Après cela j’ai voulu me confronter aux ballets du répertoire classique, que je n’avais jamais abordés jusque-là. Ce ne fut pas une mince affaire car mes premiers pas dans ce domaine furent tout de suite sur des scènes prestigieuses intégrant en «guest star » de compagnies telles que l’American Ballet Théâtre dirigé par Barychnikov ou l’Opéra de Paris durant l’ère Noureev pour ne citer que cela. Ce fut un passage obligé pour moi, retourner aux sources de la danse classique pour mieux s’en détacher. J’ai travaillé du Balanchine, du Jérôme Robbins, du Forsythe etc. Ma rencontre avec Maurice Béjart se concrétisa pour la 1ère fois avec l’Oiseau de Feu. Je voulais rencontrer ce grand nom de la chorégraphie, être l’instrument de son travail pour mieux le comprendre et la boucle fut bouclée. Après cela, moult essais avec d’autres chorégraphes (comme C. Armitage, par exemple,) et tant d’autres. Je compris très vite que mon destin n’était pas celui-là. Je voulais laisser s’exprimer cette force première qui m’interpellait depuis mon plus jeune âge, au fond de moi, cette volonté de créer par moi-même qui m’a toujours habité.

 

Et demain, comment voyez-vous l’avenir de la danse classique, alors que l’horizon semble s’obscurcir, y compris dans la région Provence-Alpes-Côte d’Azur, avec la disparition annoncée du Ballet de Nice?
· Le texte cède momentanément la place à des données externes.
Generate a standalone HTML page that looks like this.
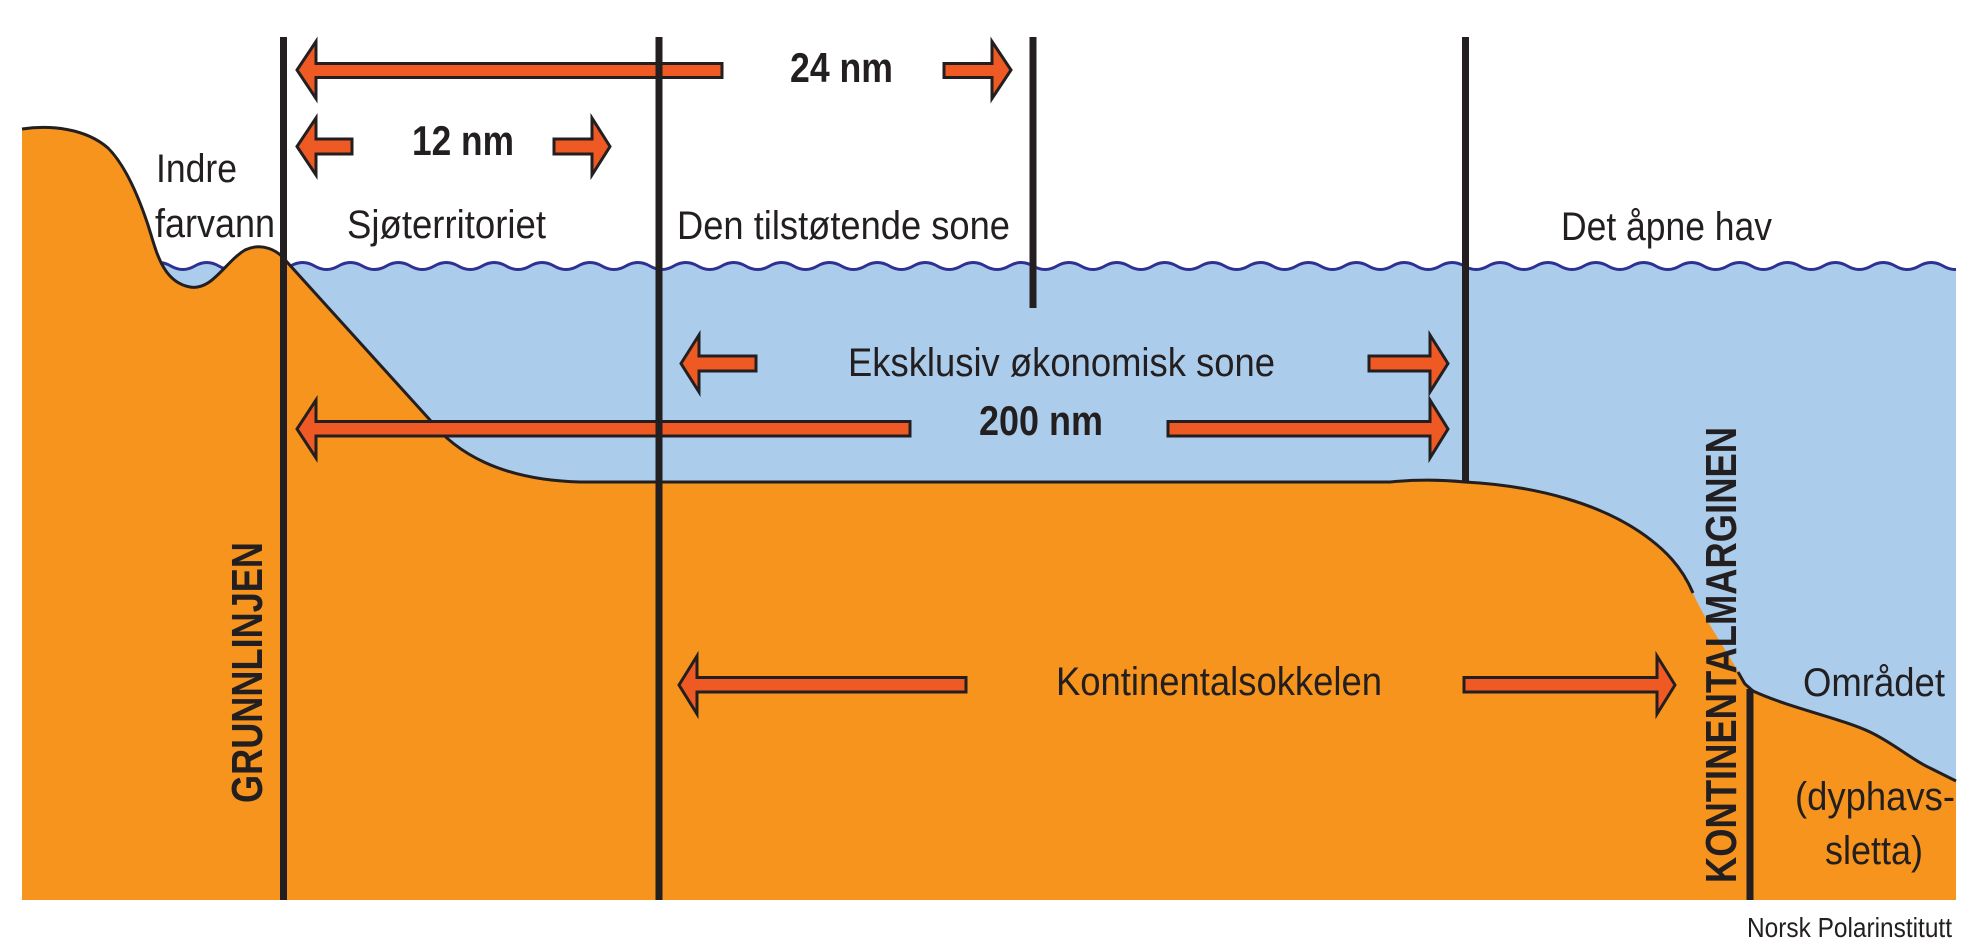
<!DOCTYPE html>
<html>
<head>
<meta charset="utf-8">
<style>
  html,body{margin:0;padding:0;background:#fff;}
  svg{display:block;}
  .t{font-family:"Liberation Sans",Arial,sans-serif;fill:#231f20;}
</style>
</head>
<body>
<svg width="1973" height="952" viewBox="0 0 1973 952" xmlns="http://www.w3.org/2000/svg">
  <defs>
    <clipPath id="cw"><rect x="0" y="0" width="1956" height="952"/></clipPath>
  </defs>
  <rect x="0" y="0" width="1973" height="952" fill="#ffffff"/>

  <!-- water fill -->
  <g clip-path="url(#cw)">
    <path fill="#abcdeb" d="M146.9,266 q11.975,-7 23.95,0 t23.95,0 t23.95,0 t23.95,0 t23.95,0 t23.95,0 t23.95,0 t23.95,0 t23.95,0 t23.95,0 t23.95,0 t23.95,0 t23.95,0 t23.95,0 t23.95,0 t23.95,0 t23.95,0 t23.95,0 t23.95,0 t23.95,0 t23.95,0 t23.95,0 t23.95,0 t23.95,0 t23.95,0 t23.95,0 t23.95,0 t23.95,0 t23.95,0 t23.95,0 t23.95,0 t23.95,0 t23.95,0 t23.95,0 t23.95,0 t23.95,0 t23.95,0 t23.95,0 t23.95,0 t23.95,0 t23.95,0 t23.95,0 t23.95,0 t23.95,0 t23.95,0 t23.95,0 t23.95,0 t23.95,0 t23.95,0 t23.95,0 t23.95,0 t23.95,0 t23.95,0 t23.95,0 t23.95,0 t23.95,0 t23.95,0 t23.95,0 t23.95,0 t23.95,0 t23.95,0 t23.95,0 t23.95,0 t23.95,0 t23.95,0 t23.95,0 t23.95,0 t23.95,0 t23.95,0 t23.95,0 t23.95,0 t23.95,0 t23.95,0 t23.95,0 t23.95,0 t23.95,0 t23.95,0 t23.95,0 L1995,900 L146.9,900 Z"/>
    <path fill="none" stroke="#2e3192" stroke-width="3" d="M146.9,266 q11.975,-7 23.95,0 t23.95,0 t23.95,0 t23.95,0 t23.95,0 t23.95,0 t23.95,0 t23.95,0 t23.95,0 t23.95,0 t23.95,0 t23.95,0 t23.95,0 t23.95,0 t23.95,0 t23.95,0 t23.95,0 t23.95,0 t23.95,0 t23.95,0 t23.95,0 t23.95,0 t23.95,0 t23.95,0 t23.95,0 t23.95,0 t23.95,0 t23.95,0 t23.95,0 t23.95,0 t23.95,0 t23.95,0 t23.95,0 t23.95,0 t23.95,0 t23.95,0 t23.95,0 t23.95,0 t23.95,0 t23.95,0 t23.95,0 t23.95,0 t23.95,0 t23.95,0 t23.95,0 t23.95,0 t23.95,0 t23.95,0 t23.95,0 t23.95,0 t23.95,0 t23.95,0 t23.95,0 t23.95,0 t23.95,0 t23.95,0 t23.95,0 t23.95,0 t23.95,0 t23.95,0 t23.95,0 t23.95,0 t23.95,0 t23.95,0 t23.95,0 t23.95,0 t23.95,0 t23.95,0 t23.95,0 t23.95,0 t23.95,0 t23.95,0 t23.95,0 t23.95,0 t23.95,0 t23.95,0"/>
  </g>

  <!-- land fill -->
  <path fill="#f7941d" d="M22,900 L22,129
    C50,125 85,128 108,148
    C125,165 138,195 148,225
    C156,250 162,282 190,287
    C212,291 225,262 245,250
    C262,242 278,250 287,262
    L430,420
    C455,452 500,480 580,482
    L1390,482
    C1420,479 1445,480 1465,482
    C1540,486 1600,505 1640,532
    C1665,549 1682,567 1693,593
    C1705,621 1730,655 1745,684
    L1753,691
    C1790,708 1840,718 1870,732
    C1895,744 1912,760 1930,768
    L1956,781 L1956,900 Z"/>
  <!-- land outline -->
  <path fill="none" stroke="#231f20" stroke-width="3" stroke-linejoin="round" d="M22,129
    C50,125 85,128 108,148
    C125,165 138,195 148,225
    C156,250 162,282 190,287
    C212,291 225,262 245,250
    C262,242 278,250 287,262
    L430,420
    C455,452 500,480 580,482
    L1390,482
    C1420,479 1445,480 1465,482
    C1540,486 1600,505 1640,532
    C1665,549 1682,567 1693,593"/>
  <path fill="none" stroke="#231f20" stroke-width="3" stroke-linejoin="round" d="M1738,672 C1741,677 1743,681 1745,684
    L1753,691
    C1790,708 1840,718 1870,732
    C1895,744 1912,760 1930,768
    L1956,781"/>

  <!-- arrows -->
  <g fill="#ef5a24" stroke="#231f20" stroke-width="3" stroke-linejoin="miter">
    <polygon points="297,70 316,41.5 316,63.5 722,63.5 722,77.5 316,77.5 316,98.5"/>
    <polygon points="1011,70 992,41.5 992,63.5 944,63.5 944,77.5 992,77.5 992,98.5"/>
    <polygon points="297,146.5 316,118 316,139 352,139 352,154 316,154 316,175"/>
    <polygon points="610,146.5 592,118 592,139 554,139 554,154 592,154 592,175"/>
    <polygon points="681,363.5 699,335 699,356 756,356 756,371 699,371 699,392"/>
    <polygon points="1448,363.5 1430,335 1430,356 1369,356 1369,371 1430,371 1430,392"/>
    <polygon points="297,429 316,400 316,421.5 910,421.5 910,436 316,436 316,458"/>
    <polygon points="1448,429 1430,400 1430,421.5 1168,421.5 1168,436 1430,436 1430,458"/>
    <polygon points="679,685 697,656 697,677.5 966,677.5 966,692 697,692 697,714"/>
    <polygon points="1675,685 1657,656 1657,677.5 1464,677.5 1464,692 1657,692 1657,714"/>
  </g>

  <!-- vertical lines -->
  <g fill="#231f20">
    <rect x="280" y="37" width="7" height="863"/>
    <rect x="655.5" y="37" width="7" height="863"/>
    <rect x="1029.5" y="37" width="7" height="271"/>
    <rect x="1462" y="37" width="7" height="446"/>
    <rect x="1746.5" y="689" width="7" height="211"/>
  </g>

  <!-- labels -->
  <g class="t" font-size="40">
    <text x="156" y="182" textLength="81" lengthAdjust="spacingAndGlyphs">Indre</text>
    <text x="155" y="237" textLength="120" lengthAdjust="spacingAndGlyphs">farvann</text>
    <text x="347" y="238" textLength="199" lengthAdjust="spacingAndGlyphs">Sjøterritoriet</text>
    <text x="677" y="239" textLength="333" lengthAdjust="spacingAndGlyphs">Den tilstøtende sone</text>
    <text x="1561" y="240" textLength="211" lengthAdjust="spacingAndGlyphs">Det åpne hav</text>
    <text x="848" y="376" textLength="427" lengthAdjust="spacingAndGlyphs">Eksklusiv økonomisk sone</text>
    <text x="1056" y="695" textLength="326" lengthAdjust="spacingAndGlyphs">Kontinentalsokkelen</text>
    <text x="1803" y="696" textLength="142" lengthAdjust="spacingAndGlyphs">Området</text>
    <text x="1795" y="810" textLength="160" lengthAdjust="spacingAndGlyphs">(dyphavs-</text>
    <text x="1825" y="864" textLength="98" lengthAdjust="spacingAndGlyphs">sletta)</text>
  </g>
  <text class="t" x="1747" y="937" font-size="28" textLength="205" lengthAdjust="spacingAndGlyphs">Norsk Polarinstitutt</text>

  <g class="t" font-size="42" font-weight="bold">
    <text x="412" y="155" textLength="102" lengthAdjust="spacingAndGlyphs">12 nm</text>
    <text x="790" y="82" textLength="103" lengthAdjust="spacingAndGlyphs">24 nm</text>
    <text x="979" y="435" textLength="124" lengthAdjust="spacingAndGlyphs">200 nm</text>
  </g>
  <g class="t" font-size="44" font-weight="bold">
    <text transform="translate(262,803) rotate(-90)" x="0" y="0" textLength="261" lengthAdjust="spacingAndGlyphs">GRUNNLINJEN</text>
    <text transform="translate(1736,883) rotate(-90)" x="0" y="0" textLength="456" lengthAdjust="spacingAndGlyphs">KONTINENTALMARGINEN</text>
  </g>
</svg>
</body>
</html>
 La danse classique, je la vis au quotidien au sein du Ballet d’Europe, je la porte sur scène. Pas une danse classique éthérée, pas une danse classique-cliché, de musée. Oui, la danse classique est en danger, mais je crois en la danse classique vivante, c’est pour celle-ci que je me bats ; une danse en création, en mouvement, en lien avec nos contemporains.